India’s external position is broadly in line with its medium-term fundamentals, according to the International Monetary Fund.
While the current account deficit is forecasted to widen in the ongoing fiscal, it will stabilise over the medium term, the IMF said in its External Sector Report for 2022.
Current account deficit is forecasted to widen to 3.1% of the GDP in FY23 from 1.2% in FY22, according to the IMF.
However, it is broadly consistent with India’s level of per capita income, favourable growth prospects, demographic trends, and development needs, the report said.
In part reflecting the impact of the Russia-Ukraine crisis on oil prices, the current account deficit is projected to widen in FY23 but then stabilise over the medium term, according to the report.
The authorities have made some progress in external trade promotion and the liberalisation of FDI and portfolio flows, but the existing tariff structure remains broadly unchanged, it said.
While the current account balances are projected to increase for commodity exporters, such as Saudi Arabia and Indonesia, the impact is the opposite for commodity importers, such as India, whose current account deficit is forecasted to increase by 1.9 percentage points of GDP, the report said.
Noting that trade restrictions also remain high in India, the report outlined potential policy responses that included gradual withdrawal of fiscal and monetary policy stimulus, development of export infrastructure, and negotiation of free trade agreements with the main trading partners to provide a sustainable boost to exports.

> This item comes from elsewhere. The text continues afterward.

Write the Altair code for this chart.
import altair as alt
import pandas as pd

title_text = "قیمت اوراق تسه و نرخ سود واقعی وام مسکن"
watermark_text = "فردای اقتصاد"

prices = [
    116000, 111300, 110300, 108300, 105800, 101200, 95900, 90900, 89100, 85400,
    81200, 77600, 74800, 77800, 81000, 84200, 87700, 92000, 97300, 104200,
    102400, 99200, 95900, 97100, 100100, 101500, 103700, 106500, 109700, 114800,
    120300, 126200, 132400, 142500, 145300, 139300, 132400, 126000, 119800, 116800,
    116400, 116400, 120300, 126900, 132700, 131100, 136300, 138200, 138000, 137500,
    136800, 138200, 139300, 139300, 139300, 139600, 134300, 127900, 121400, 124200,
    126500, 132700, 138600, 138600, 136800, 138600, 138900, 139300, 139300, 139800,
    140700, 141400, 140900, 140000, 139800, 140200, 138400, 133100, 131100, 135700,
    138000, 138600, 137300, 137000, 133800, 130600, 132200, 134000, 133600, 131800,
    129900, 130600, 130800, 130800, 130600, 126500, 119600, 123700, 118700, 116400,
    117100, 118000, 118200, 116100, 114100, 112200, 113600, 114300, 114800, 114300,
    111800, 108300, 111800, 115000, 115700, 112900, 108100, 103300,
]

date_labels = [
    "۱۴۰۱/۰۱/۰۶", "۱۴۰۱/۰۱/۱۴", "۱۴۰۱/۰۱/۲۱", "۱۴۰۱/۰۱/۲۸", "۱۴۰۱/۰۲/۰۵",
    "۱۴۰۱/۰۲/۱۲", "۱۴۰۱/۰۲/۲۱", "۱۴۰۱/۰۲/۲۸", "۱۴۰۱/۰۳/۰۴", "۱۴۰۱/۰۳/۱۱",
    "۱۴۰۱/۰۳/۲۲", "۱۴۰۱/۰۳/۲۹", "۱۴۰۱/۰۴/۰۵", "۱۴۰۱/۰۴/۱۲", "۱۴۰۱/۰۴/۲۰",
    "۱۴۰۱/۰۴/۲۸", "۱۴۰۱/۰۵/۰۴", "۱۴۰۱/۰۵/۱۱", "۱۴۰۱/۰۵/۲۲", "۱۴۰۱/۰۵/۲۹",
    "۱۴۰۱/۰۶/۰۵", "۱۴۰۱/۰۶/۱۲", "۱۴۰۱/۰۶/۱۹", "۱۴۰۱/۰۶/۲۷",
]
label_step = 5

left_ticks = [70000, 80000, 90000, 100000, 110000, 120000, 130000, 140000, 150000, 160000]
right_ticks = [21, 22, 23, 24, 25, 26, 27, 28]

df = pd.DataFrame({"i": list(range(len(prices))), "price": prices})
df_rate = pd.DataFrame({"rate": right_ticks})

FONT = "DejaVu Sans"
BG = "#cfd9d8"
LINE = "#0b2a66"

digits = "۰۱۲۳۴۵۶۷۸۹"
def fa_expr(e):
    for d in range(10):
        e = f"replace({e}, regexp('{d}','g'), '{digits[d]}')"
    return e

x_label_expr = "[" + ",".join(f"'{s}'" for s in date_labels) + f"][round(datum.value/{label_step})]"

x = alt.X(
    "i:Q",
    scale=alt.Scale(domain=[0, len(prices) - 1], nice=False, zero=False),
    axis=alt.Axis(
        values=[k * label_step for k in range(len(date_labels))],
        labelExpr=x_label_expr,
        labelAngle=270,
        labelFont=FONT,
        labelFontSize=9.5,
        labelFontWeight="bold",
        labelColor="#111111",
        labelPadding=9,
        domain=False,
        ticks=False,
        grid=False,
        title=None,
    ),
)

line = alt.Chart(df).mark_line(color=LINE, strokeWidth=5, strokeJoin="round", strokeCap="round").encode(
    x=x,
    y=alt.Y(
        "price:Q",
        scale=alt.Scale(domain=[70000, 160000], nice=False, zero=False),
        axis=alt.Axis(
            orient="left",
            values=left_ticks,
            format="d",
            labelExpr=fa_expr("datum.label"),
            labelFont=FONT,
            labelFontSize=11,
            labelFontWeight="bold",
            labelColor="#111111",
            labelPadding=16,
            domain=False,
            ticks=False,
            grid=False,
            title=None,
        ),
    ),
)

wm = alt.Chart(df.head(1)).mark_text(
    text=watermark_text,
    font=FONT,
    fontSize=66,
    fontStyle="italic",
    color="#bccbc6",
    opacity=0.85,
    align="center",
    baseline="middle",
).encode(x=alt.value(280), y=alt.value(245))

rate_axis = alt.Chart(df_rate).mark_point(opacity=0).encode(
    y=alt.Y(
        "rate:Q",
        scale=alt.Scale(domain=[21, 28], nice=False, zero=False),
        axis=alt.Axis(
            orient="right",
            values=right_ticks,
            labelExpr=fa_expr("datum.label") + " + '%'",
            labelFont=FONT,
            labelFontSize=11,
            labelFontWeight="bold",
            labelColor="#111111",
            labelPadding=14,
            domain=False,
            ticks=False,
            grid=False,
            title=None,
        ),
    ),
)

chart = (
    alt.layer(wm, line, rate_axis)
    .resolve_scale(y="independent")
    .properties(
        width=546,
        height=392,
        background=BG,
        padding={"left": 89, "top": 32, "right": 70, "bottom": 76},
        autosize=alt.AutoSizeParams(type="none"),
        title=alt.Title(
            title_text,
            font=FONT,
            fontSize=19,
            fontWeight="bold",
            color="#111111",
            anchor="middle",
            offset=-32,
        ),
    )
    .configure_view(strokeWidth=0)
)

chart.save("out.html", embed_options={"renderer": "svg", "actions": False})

It can be accompanied by further investment regime liberalisation and a reduction in tariffs, especially on intermediate goods.
Structural reforms could deepen integration in global value chains and attract foreign direct investment, thus, mitigating external vulnerabilities, the report said.
According to the report, volatile portfolio investments are very sensitive to changes in global financial conditions and country risk premia.
While FDI inflows covered the current account deficit in FY22, structural reforms and improvement of the investment regime to promote FDI are needed, the IMF report said.
Expected inclusion of India in international bond indices should increase portfolio investment inflows for financing the current account deficit over the medium term, it added.
On the country’s foreign exchange reserves, the report said that various criteria confirm that official reserves are adequate for precautionary purposes.
As of the end of 2021, they represented about 223% of short-term debt on residual maturity and 195% of the IMF’s composite metric, it said.
Consequently, accumulation of additional reserves is less warranted, and FX interventions should be limited to addressing disorderly market conditions, the report said.